▶ **GIVEN RECORDS**
--------------------------------

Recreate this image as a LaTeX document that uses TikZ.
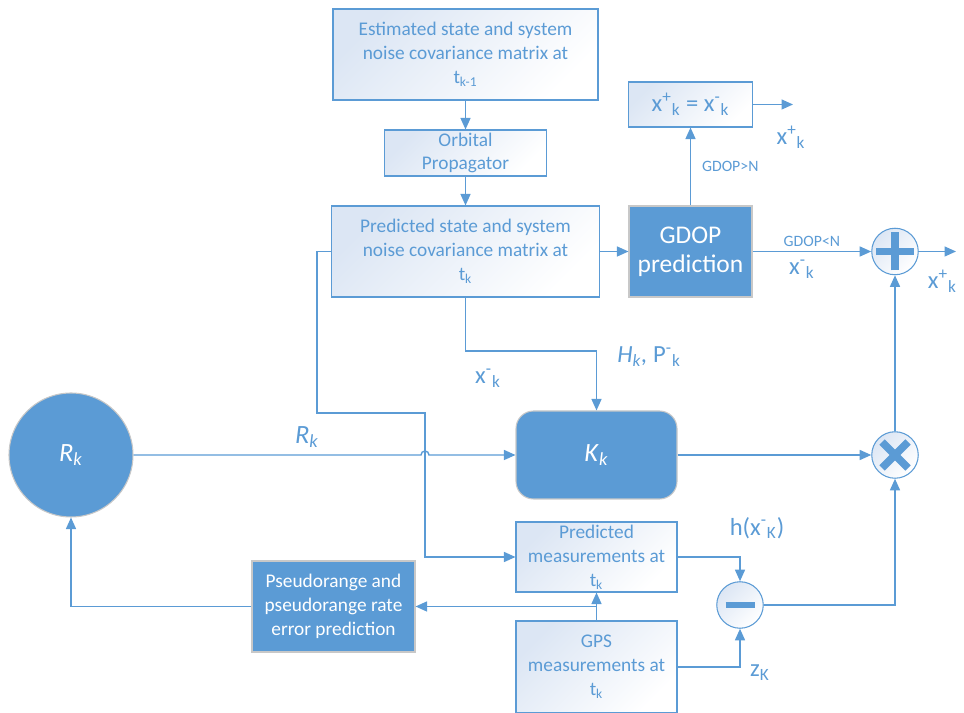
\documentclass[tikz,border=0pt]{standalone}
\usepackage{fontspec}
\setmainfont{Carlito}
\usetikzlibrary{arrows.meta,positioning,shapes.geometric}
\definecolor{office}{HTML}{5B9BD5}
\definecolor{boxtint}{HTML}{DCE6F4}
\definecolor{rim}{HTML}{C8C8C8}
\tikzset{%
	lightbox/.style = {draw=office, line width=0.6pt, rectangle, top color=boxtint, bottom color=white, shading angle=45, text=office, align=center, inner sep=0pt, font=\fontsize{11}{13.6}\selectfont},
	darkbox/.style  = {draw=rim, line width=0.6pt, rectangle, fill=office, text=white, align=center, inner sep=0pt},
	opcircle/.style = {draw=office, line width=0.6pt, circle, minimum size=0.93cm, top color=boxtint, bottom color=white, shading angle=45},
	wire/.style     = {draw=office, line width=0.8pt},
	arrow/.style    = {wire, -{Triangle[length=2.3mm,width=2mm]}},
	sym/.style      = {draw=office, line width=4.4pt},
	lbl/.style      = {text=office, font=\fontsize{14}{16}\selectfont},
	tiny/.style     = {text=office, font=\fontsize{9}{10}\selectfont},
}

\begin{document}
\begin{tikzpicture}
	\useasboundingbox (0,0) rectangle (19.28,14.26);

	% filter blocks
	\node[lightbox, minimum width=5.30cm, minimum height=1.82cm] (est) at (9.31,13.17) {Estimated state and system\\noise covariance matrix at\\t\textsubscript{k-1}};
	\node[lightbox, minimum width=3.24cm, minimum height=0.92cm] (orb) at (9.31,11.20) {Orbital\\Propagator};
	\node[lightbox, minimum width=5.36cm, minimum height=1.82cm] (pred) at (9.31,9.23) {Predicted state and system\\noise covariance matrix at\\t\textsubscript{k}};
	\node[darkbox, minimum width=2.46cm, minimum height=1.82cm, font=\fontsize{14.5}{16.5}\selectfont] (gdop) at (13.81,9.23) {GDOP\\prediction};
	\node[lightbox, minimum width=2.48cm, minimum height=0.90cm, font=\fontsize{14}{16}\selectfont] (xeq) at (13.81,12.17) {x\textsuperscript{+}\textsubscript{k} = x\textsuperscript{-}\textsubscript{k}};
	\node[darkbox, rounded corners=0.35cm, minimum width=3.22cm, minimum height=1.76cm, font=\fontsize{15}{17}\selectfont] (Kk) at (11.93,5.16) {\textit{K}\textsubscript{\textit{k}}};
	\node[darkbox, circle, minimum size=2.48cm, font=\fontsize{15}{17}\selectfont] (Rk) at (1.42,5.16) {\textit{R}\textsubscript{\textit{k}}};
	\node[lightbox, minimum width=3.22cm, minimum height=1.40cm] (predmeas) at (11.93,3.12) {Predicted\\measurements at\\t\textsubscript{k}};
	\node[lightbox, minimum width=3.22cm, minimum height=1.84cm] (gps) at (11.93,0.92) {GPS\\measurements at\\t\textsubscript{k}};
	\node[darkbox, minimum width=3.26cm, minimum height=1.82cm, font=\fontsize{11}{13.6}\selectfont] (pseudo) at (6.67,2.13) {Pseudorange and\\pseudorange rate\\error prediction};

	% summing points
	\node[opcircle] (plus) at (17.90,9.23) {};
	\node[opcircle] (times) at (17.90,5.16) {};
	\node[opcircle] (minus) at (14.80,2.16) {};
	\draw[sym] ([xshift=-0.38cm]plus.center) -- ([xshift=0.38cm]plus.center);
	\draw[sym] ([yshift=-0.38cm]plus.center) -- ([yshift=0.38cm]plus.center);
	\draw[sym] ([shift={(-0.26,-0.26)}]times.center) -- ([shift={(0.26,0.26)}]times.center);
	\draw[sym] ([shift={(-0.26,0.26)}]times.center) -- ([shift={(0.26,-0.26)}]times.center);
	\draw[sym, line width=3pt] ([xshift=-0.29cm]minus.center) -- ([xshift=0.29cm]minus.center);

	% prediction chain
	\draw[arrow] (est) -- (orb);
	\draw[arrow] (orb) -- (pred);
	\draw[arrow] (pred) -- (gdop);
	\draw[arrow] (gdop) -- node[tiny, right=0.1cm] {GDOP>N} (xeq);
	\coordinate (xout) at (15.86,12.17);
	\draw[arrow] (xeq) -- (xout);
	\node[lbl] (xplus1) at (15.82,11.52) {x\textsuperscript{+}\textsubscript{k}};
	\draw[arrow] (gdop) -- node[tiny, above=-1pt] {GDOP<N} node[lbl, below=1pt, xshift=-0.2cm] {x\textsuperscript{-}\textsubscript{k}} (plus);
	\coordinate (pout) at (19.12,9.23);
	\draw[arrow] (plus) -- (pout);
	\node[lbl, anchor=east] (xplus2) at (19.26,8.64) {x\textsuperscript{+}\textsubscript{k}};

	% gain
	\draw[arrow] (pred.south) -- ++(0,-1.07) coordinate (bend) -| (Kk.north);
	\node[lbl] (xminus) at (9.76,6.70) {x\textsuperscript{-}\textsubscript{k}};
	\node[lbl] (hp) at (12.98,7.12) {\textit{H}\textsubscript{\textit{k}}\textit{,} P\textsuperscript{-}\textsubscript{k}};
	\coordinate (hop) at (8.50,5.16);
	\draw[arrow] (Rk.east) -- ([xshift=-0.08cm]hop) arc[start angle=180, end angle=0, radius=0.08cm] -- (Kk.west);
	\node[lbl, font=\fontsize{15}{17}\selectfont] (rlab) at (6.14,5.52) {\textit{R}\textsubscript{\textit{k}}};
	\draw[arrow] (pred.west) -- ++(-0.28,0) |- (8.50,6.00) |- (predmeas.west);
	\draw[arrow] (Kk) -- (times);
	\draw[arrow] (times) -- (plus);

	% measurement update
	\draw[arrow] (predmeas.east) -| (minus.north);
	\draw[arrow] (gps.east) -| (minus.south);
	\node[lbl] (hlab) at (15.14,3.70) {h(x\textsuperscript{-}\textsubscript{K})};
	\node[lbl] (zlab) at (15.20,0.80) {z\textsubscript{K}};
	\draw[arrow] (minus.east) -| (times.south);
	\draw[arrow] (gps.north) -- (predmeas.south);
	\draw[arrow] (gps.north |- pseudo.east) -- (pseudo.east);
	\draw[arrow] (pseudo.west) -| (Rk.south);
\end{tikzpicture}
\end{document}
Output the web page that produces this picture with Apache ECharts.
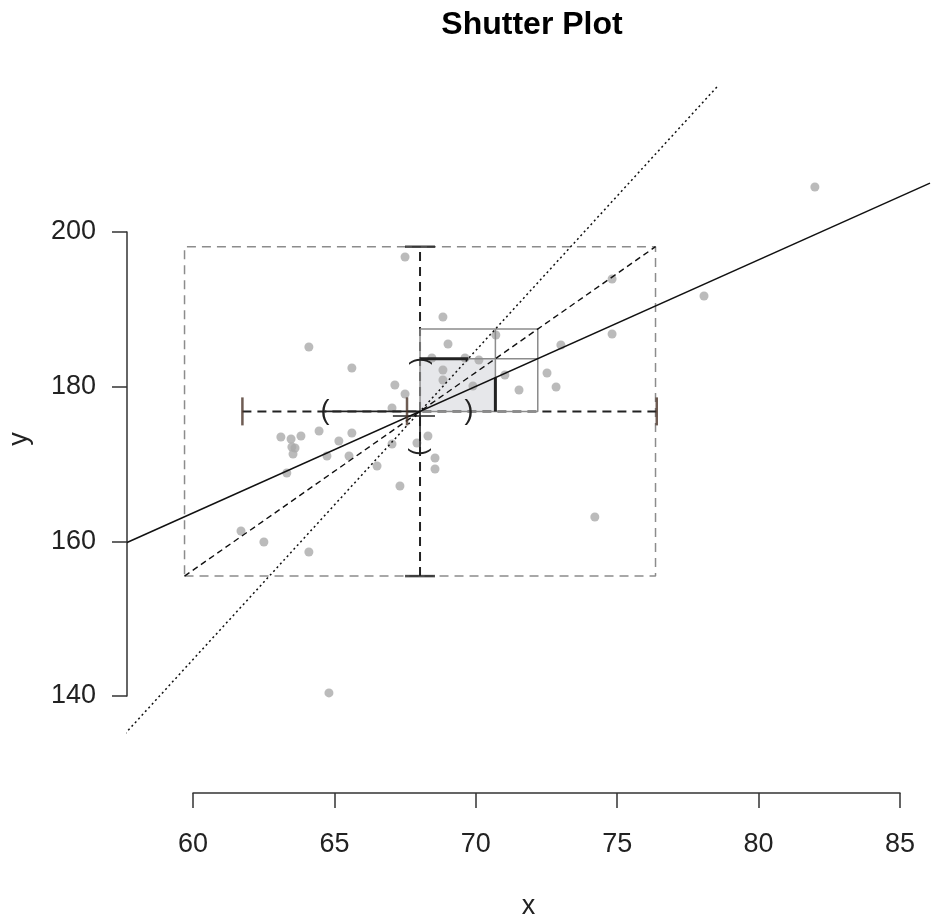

--------------------------------

▶ **EXERCISE BRIEF**
Make an exact copy of every entry above, minus the images.

▶ **THE COMPLETED TASK**
Recreate this image as a LaTeX document that uses TikZ.
\documentclass[tikz,border=0pt]{standalone}
\usepackage{fontspec}
\setmainfont{Carlito}
\usetikzlibrary{arrows.meta,positioning,shapes.geometric}
\definecolor{office}{HTML}{5B9BD5}
\definecolor{boxtint}{HTML}{DCE6F4}
\definecolor{rim}{HTML}{C8C8C8}
\tikzset{%
	lightbox/.style = {draw=office, line width=0.6pt, rectangle, top color=boxtint, bottom color=white, shading angle=45, text=office, align=center, inner sep=0pt, font=\fontsize{11}{13.6}\selectfont},
	darkbox/.style  = {draw=rim, line width=0.6pt, rectangle, fill=office, text=white, align=center, inner sep=0pt},
	opcircle/.style = {draw=office, line width=0.6pt, circle, minimum size=0.93cm, top color=boxtint, bottom color=white, shading angle=45},
	wire/.style     = {draw=office, line width=0.8pt},
	arrow/.style    = {wire, -{Triangle[length=2.3mm,width=2mm]}},
	sym/.style      = {draw=office, line width=4.4pt},
	lbl/.style      = {text=office, font=\fontsize{14}{16}\selectfont},
	tiny/.style     = {text=office, font=\fontsize{9}{10}\selectfont},
}

\begin{document}
\begin{tikzpicture}
	\useasboundingbox (0,0) rectangle (19.28,14.26);

	% filter blocks
	\node[lightbox, minimum width=5.30cm, minimum height=1.82cm] (est) at (9.31,13.17) {Estimated state and system\\noise covariance matrix at\\t\textsubscript{k-1}};
	\node[lightbox, minimum width=3.24cm, minimum height=0.92cm] (orb) at (9.31,11.20) {Orbital\\Propagator};
	\node[lightbox, minimum width=5.36cm, minimum height=1.82cm] (pred) at (9.31,9.23) {Predicted state and system\\noise covariance matrix at\\t\textsubscript{k}};
	\node[darkbox, minimum width=2.46cm, minimum height=1.82cm, font=\fontsize{14.5}{16.5}\selectfont] (gdop) at (13.81,9.23) {GDOP\\prediction};
	\node[lightbox, minimum width=2.48cm, minimum height=0.90cm, font=\fontsize{14}{16}\selectfont] (xeq) at (13.81,12.17) {x\textsuperscript{+}\textsubscript{k} = x\textsuperscript{-}\textsubscript{k}};
	\node[darkbox, rounded corners=0.35cm, minimum width=3.22cm, minimum height=1.76cm, font=\fontsize{15}{17}\selectfont] (Kk) at (11.93,5.16) {\textit{K}\textsubscript{\textit{k}}};
	\node[darkbox, circle, minimum size=2.48cm, font=\fontsize{15}{17}\selectfont] (Rk) at (1.42,5.16) {\textit{R}\textsubscript{\textit{k}}};
	\node[lightbox, minimum width=3.22cm, minimum height=1.40cm] (predmeas) at (11.93,3.12) {Predicted\\measurements at\\t\textsubscript{k}};
	\node[lightbox, minimum width=3.22cm, minimum height=1.84cm] (gps) at (11.93,0.92) {GPS\\measurements at\\t\textsubscript{k}};
	\node[darkbox, minimum width=3.26cm, minimum height=1.82cm, font=\fontsize{11}{13.6}\selectfont] (pseudo) at (6.67,2.13) {Pseudorange and\\pseudorange rate\\error prediction};

	% summing points
	\node[opcircle] (plus) at (17.90,9.23) {};
	\node[opcircle] (times) at (17.90,5.16) {};
	\node[opcircle] (minus) at (14.80,2.16) {};
	\draw[sym] ([xshift=-0.38cm]plus.center) -- ([xshift=0.38cm]plus.center);
	\draw[sym] ([yshift=-0.38cm]plus.center) -- ([yshift=0.38cm]plus.center);
	\draw[sym] ([shift={(-0.26,-0.26)}]times.center) -- ([shift={(0.26,0.26)}]times.center);
	\draw[sym] ([shift={(-0.26,0.26)}]times.center) -- ([shift={(0.26,-0.26)}]times.center);
	\draw[sym, line width=3pt] ([xshift=-0.29cm]minus.center) -- ([xshift=0.29cm]minus.center);

	% prediction chain
	\draw[arrow] (est) -- (orb);
	\draw[arrow] (orb) -- (pred);
	\draw[arrow] (pred) -- (gdop);
	\draw[arrow] (gdop) -- node[tiny, right=0.1cm] {GDOP>N} (xeq);
	\coordinate (xout) at (15.86,12.17);
	\draw[arrow] (xeq) -- (xout);
	\node[lbl] (xplus1) at (15.82,11.52) {x\textsuperscript{+}\textsubscript{k}};
	\draw[arrow] (gdop) -- node[tiny, above=-1pt] {GDOP<N} node[lbl, below=1pt, xshift=-0.2cm] {x\textsuperscript{-}\textsubscript{k}} (plus);
	\coordinate (pout) at (19.12,9.23);
	\draw[arrow] (plus) -- (pout);
	\node[lbl, anchor=east] (xplus2) at (19.26,8.64) {x\textsuperscript{+}\textsubscript{k}};

	% gain
	\draw[arrow] (pred.south) -- ++(0,-1.07) coordinate (bend) -| (Kk.north);
	\node[lbl] (xminus) at (9.76,6.70) {x\textsuperscript{-}\textsubscript{k}};
	\node[lbl] (hp) at (12.98,7.12) {\textit{H}\textsubscript{\textit{k}}\textit{,} P\textsuperscript{-}\textsubscript{k}};
	\coordinate (hop) at (8.50,5.16);
	\draw[arrow] (Rk.east) -- ([xshift=-0.08cm]hop) arc[start angle=180, end angle=0, radius=0.08cm] -- (Kk.west);
	\node[lbl, font=\fontsize{15}{17}\selectfont] (rlab) at (6.14,5.52) {\textit{R}\textsubscript{\textit{k}}};
	\draw[arrow] (pred.west) -- ++(-0.28,0) |- (8.50,6.00) |- (predmeas.west);
	\draw[arrow] (Kk) -- (times);
	\draw[arrow] (times) -- (plus);

	% measurement update
	\draw[arrow] (predmeas.east) -| (minus.north);
	\draw[arrow] (gps.east) -| (minus.south);
	\node[lbl] (hlab) at (15.14,3.70) {h(x\textsuperscript{-}\textsubscript{K})};
	\node[lbl] (zlab) at (15.20,0.80) {z\textsubscript{K}};
	\draw[arrow] (minus.east) -| (times.south);
	\draw[arrow] (gps.north) -- (predmeas.south);
	\draw[arrow] (gps.north |- pseudo.east) -- (pseudo.east);
	\draw[arrow] (pseudo.west) -| (Rk.south);
\end{tikzpicture}
\end{document}
Output the web page that produces this picture with Apache ECharts.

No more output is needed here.